Douskey encourages graduate students with an interest in education to get as much classroom experience as they can as early in their training as they can. Teaching community college classes in the evenings can be a good option, as long your advisers are okay with it, she says. “It makes a huge difference in hirability. … It really demonstrates a strong interest in teaching and sets you apart from other candidates.” Teaching postdocs are also a good option for people further along in their training, she says.

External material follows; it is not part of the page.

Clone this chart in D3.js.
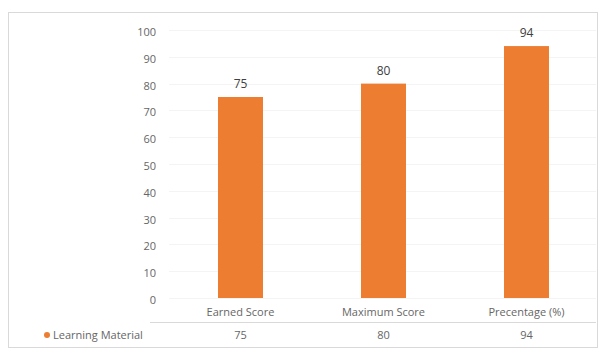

When considering specific jobs, “it’s important to figure out what the job is supposed to be and have a conversation about what the [career development] ladder looks like and what the avenues of professional development are,” she continues. Some jobs might be just teaching, while others might be more involved in curriculum development, and the different roles may be more or less integrated into the department, so applicants need to know both what their career goals are and how the different opportunities may or may not meet their requirements.
For those who are driven to educate, a nontenure-track teaching faculty role can be hugely rewarding. “I’m really thankful that a position like this exists,” Claussen says. “Is it absolutely perfect and everything I wanted? Maybe not quite, but I don’t think anything is. … In the end the students value us a lot, and I think that definitely makes up for everything else.”